The most abhorrent issue in how Kane & Lynch 2: Dog Days unfolds is that it never reckons with the fact that the entire game sees two white men murdering various non-white characters. In choosing to portray cruelty so matter of factly, so meaninglessly and trying to find a purpose in not Saying Anything at all, the game chooses to not condemn the blatant racism and colonialism in the premise from the very start. Yes, these men are irredeemable, violent, and murderous beyond the definition of the word itself. But maybe choosing to say nothing when there is something clearly being said is fundamentally not the way to go when representation is involved. What does the narrative gain from being set in Shanghai? Are the answers to that question rooted in racist stereotypes of the city, the land, and its people? Yes, a million times over. Something should have been said about that, but nothing was. Dead faces continued to be blurred as Kane and Lynch murdered their way across an entire city.

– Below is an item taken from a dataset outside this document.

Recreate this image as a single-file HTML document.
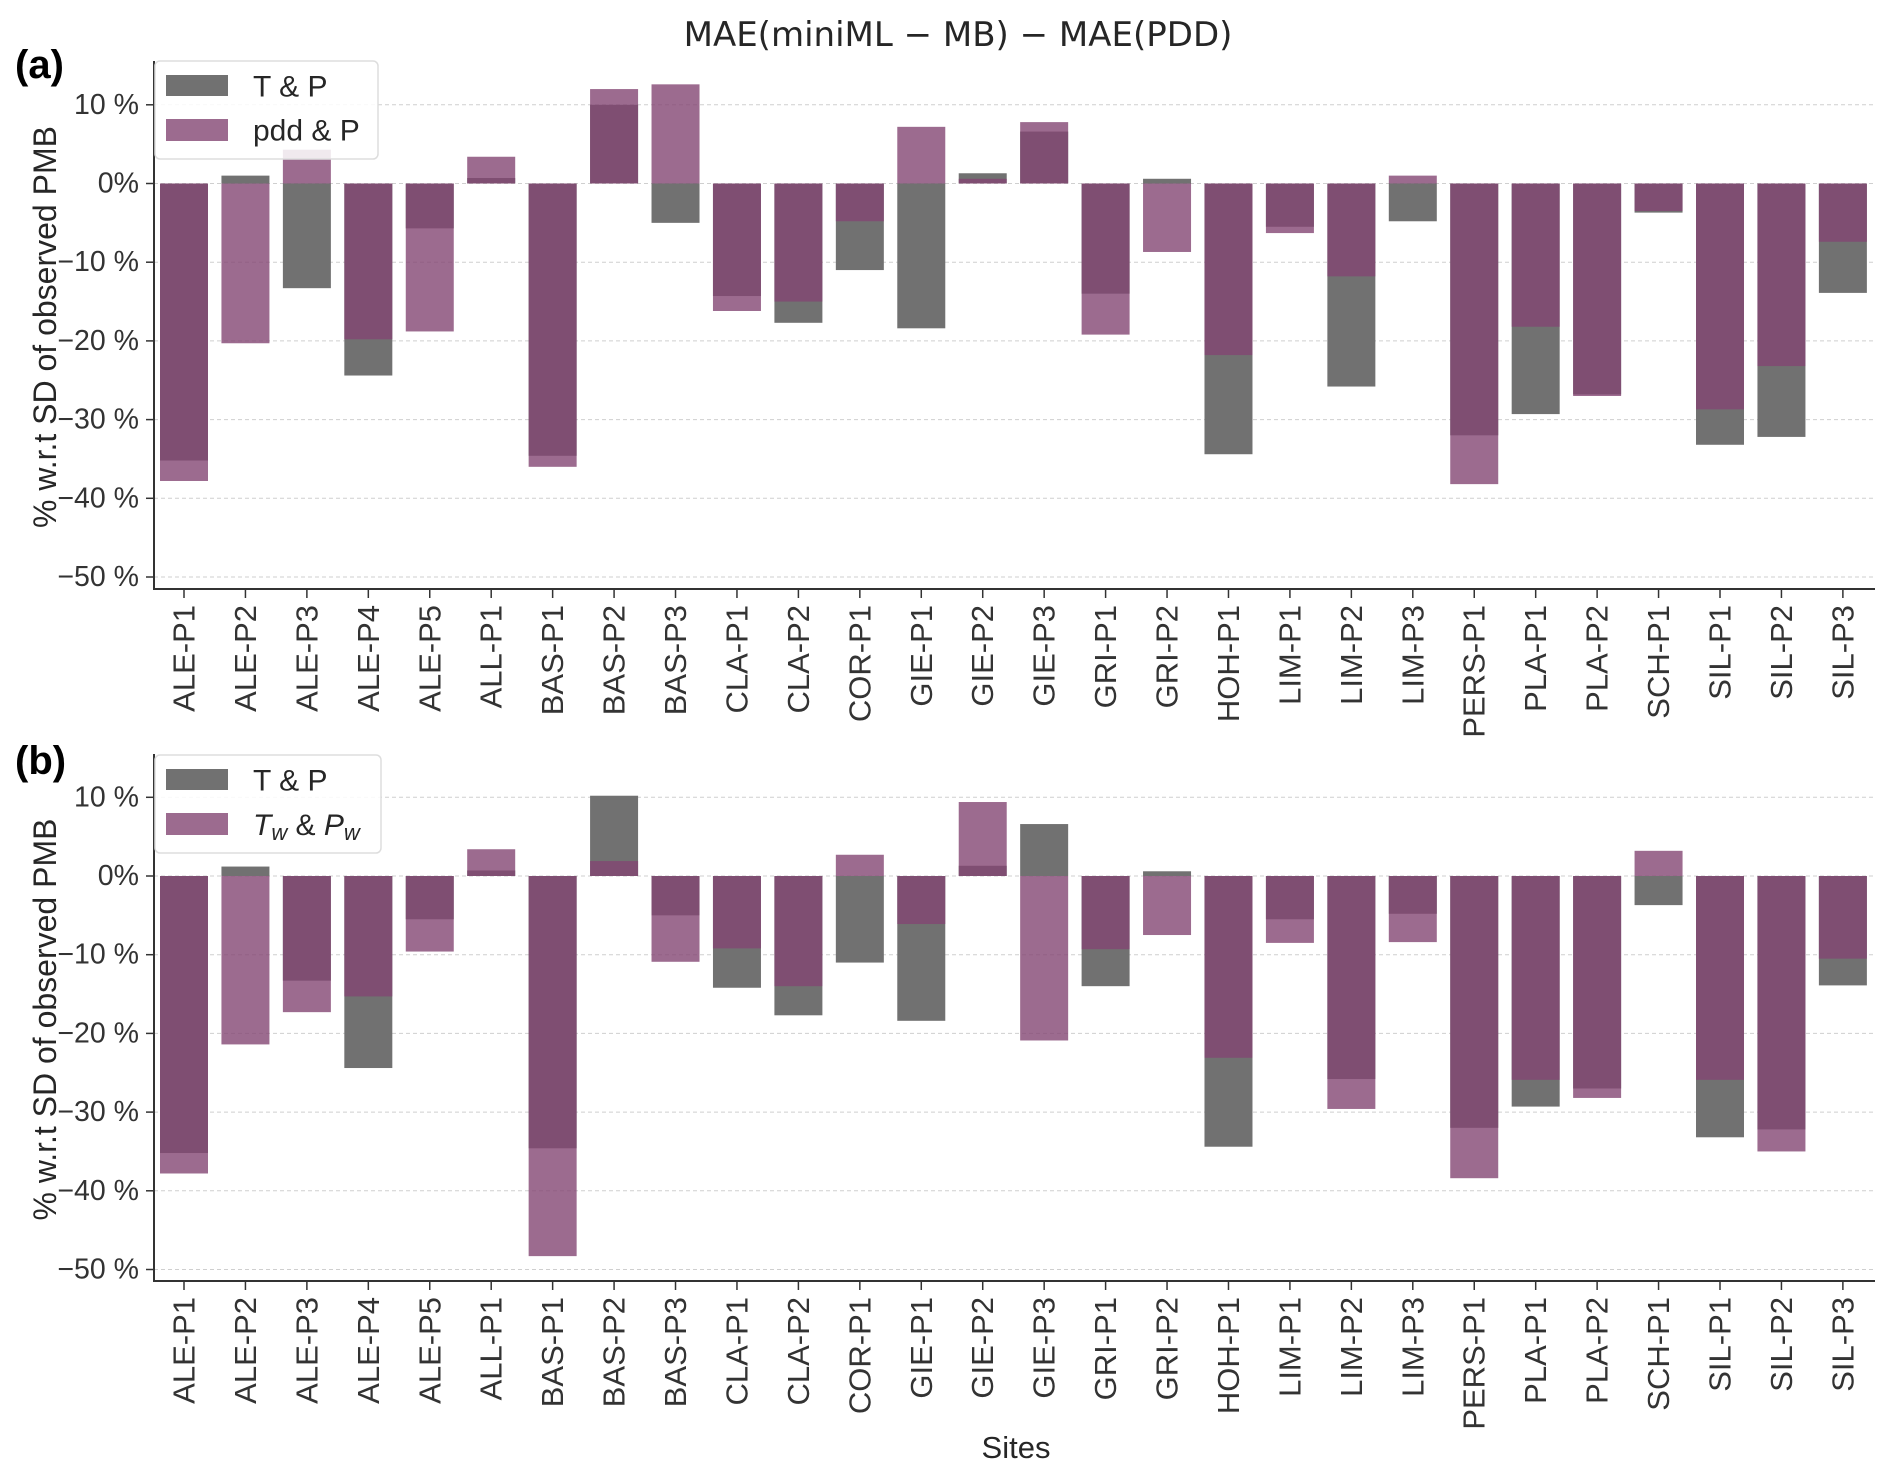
<!DOCTYPE html>
<html><head><meta charset="utf-8">
<style>
html,body{margin:0;padding:0;background:#fff;}
svg{display:block;font-family:"Liberation Sans",sans-serif;}
</style></head>
<body>
<svg id="chart" width="1892" height="1479" viewBox="0 0 1892 1479" xmlns="http://www.w3.org/2000/svg">
<text x="958" y="46" text-anchor="middle" font-family="DejaVu Sans, sans-serif" font-size="34" fill="#262626">MAE(miniML − MB) − MAE(PDD)</text>
<text x="15" y="78" font-size="40" font-weight="bold" fill="#000">(a)</text>
<text x="15" y="774" font-size="40" font-weight="bold" fill="#000">(b)</text>
<text x="1016" y="1458" text-anchor="middle" font-size="31" fill="#262626">Sites</text>
<g id="pa"></g>
<g id="pb"></g>
</svg>
<script>
const sites = ["ALE-P1","ALE-P2","ALE-P3","ALE-P4","ALE-P5","ALL-P1","BAS-P1","BAS-P2","BAS-P3","CLA-P1","CLA-P2","COR-P1","GIE-P1","GIE-P2","GIE-P3","GRI-P1","GRI-P2","HOH-P1","LIM-P1","LIM-P2","LIM-P3","PERS-P1","PLA-P1","PLA-P2","SCH-P1","SIL-P1","SIL-P2","SIL-P3"];
const tpA = [-35.2,1.0,-13.3,-24.4,-5.7,0.7,-34.6,10.0,-5.0,-14.3,-17.7,-11.0,-18.4,1.3,6.6,-14.0,0.6,-34.4,-5.5,-25.8,-4.8,-32.0,-29.3,-26.8,-3.7,-33.2,-32.2,-13.9];
const pddA = [-37.8,-20.3,4.3,-19.8,-18.8,3.4,-36.0,12.0,12.6,-16.2,-15.0,-4.8,7.2,0.6,7.8,-19.2,-8.7,-21.8,-6.3,-11.8,1.0,-38.2,-18.2,-27.0,-3.5,-28.7,-23.2,-7.4];
const tpB = [-35.2,1.2,-13.3,-24.4,-5.5,0.7,-34.6,10.2,-5.0,-14.2,-17.7,-11.0,-18.4,1.3,6.6,-14.0,0.6,-34.4,-5.5,-25.8,-4.8,-32.0,-29.3,-27.0,-3.7,-33.2,-32.2,-13.9];
const twB = [-37.8,-21.4,-17.3,-15.3,-9.6,3.4,-48.3,1.9,-10.9,-9.2,-14.0,2.7,-6.1,9.4,-20.9,-9.3,-7.5,-23.1,-8.5,-29.6,-8.4,-38.4,-25.9,-28.2,3.2,-25.9,-35.0,-10.5];
const yTicks = [10,0,-10,-20,-30,-40,-50];
const yTickLabels = ["10 %","0%","−10 %","−20 %","−30 %","−40 %","−50 %"];

const NS="http://www.w3.org/2000/svg";
function mk(tag,attrs,parent){const e=document.createElementNS(NS,tag);for(const k in attrs)e.setAttribute(k,attrs[k]);parent.appendChild(e);return e;}
const X0=184, STEP=61.44, BW=48, LEFT=154, RIGHT=1875, K=7.87;
function xScale(i){return X0+i*STEP;}

function panel(g,key,y0,top,bottom,grayVals,pinkVals,legendTop,legendW,isB){
  const y=v=>y0-v*K;
  yTicks.forEach((t,i)=>{
    const gl=mk('line',{x1:LEFT,x2:RIGHT,y1:y(t),y2:y(t),stroke:'#cfcfcf','stroke-width':1,'stroke-dasharray':'4,3'},g);
    
    
    const tk=mk('line',{x1:LEFT-8,x2:LEFT,y1:y(t),y2:y(t),stroke:'#333','stroke-width':1.5},g);
    
    
    const tl=mk('text',{x:LEFT-15,y:y(t),'text-anchor':'end','dominant-baseline':'central','font-size':28.5,fill:'#333'},g);
    tl.textContent=yTickLabels[i];
    
    
  });
  sites.forEach((s,i)=>{
    const cx=xScale(i);
    const gv=grayVals[i], pv=pinkVals[i];
    const gb=mk('rect',{x:cx-BW/2,width:BW,y:Math.min(y(0),y(gv)),height:Math.abs(gv*K),fill:'#717171'},g);
    
    
    const pb=mk('rect',{x:cx-BW/2,width:BW,y:Math.min(y(0),y(pv)),height:Math.abs(pv*K),fill:'rgb(131,70,115)','fill-opacity':0.8},g);
    
    
    const tk=mk('line',{x1:cx,x2:cx,y1:bottom,y2:bottom+9,stroke:'#333','stroke-width':1.5},g);
    
    
    const lb=mk('text',{transform:`translate(${cx},${bottom+16}) rotate(-90)`,'text-anchor':'end','dominant-baseline':'central','font-size':31,fill:'#333'},g);
    lb.textContent=s;
    
    
  });
  const ax=mk('path',{d:`M${LEFT},${top} V${bottom} H${RIGHT}`,fill:'none',stroke:'#333','stroke-width':2},g);
  
  
  const yl=mk('text',{transform:`translate(45,${(top+bottom)/2+2}) rotate(-90)`,'text-anchor':'middle','dominant-baseline':'central','font-size':32,fill:'#262626'},g);
  yl.textContent='% w.r.t SD of observed PMB';
  
  
  const lg=mk('g',{},g);
  
  
  mk('rect',{x:155,y:legendTop,width:legendW,height:98,rx:5,fill:'#fff','fill-opacity':0.85,stroke:'#ddd','stroke-width':1.5},lg);
  const p1=mk('rect',{x:166,y:legendTop+14,width:62,height:21,fill:'#717171'},lg);
  
  
  const t1=mk('text',{x:253,y:legendTop+26,'dominant-baseline':'central','font-size':30,fill:'#262626'},lg);
  t1.textContent='T & P';
  
  
  const p2=mk('rect',{x:166,y:legendTop+58,width:62,height:22,fill:'rgb(131,70,115)','fill-opacity':0.8},lg);
  
  
  const t2=mk('text',{x:253,y:legendTop+70,'dominant-baseline':'central','font-size':30,fill:'#262626'},lg);
  if(isB){
    t2.innerHTML='<tspan font-style="italic">T</tspan><tspan font-style="italic" font-size="22" dy="7">w</tspan><tspan dy="-7"> &amp; </tspan><tspan font-style="italic">P</tspan><tspan font-style="italic" font-size="22" dy="7">w</tspan>';
  } else {
    t2.textContent='pdd & P';
  }
  
  
}
panel(document.getElementById('pa'),'panel-a',183.5,61,589,tpA,pddA,61,223,false);
panel(document.getElementById('pb'),'panel-b',876,754,1281,tpB,twB,755,226,true);
</script>
</body></html>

The narrative does not warrant such cruelty and the cruelty is not informed by the narrative. It all just sort of happens and becomes all the more revolting for it. This game hits its characters, itself, and us. This is best defined in the game’s ending. There is no way Kane and Lynch can find a better life. Instead the game ends in a jarringly anti-climatic manner about 4 hours after the player presses “start.” They find their way to an international airport, kill lots of other people with guns as well as civilians, and seemingly take an international airliner hostage. And then the game ends as the plane’s wheels rise just above the runway. Who knows where Kane and Lynch end up or if the plane even makes it safely somewhere, anywhere. That is not the point. There is no point. And that is exactly the point.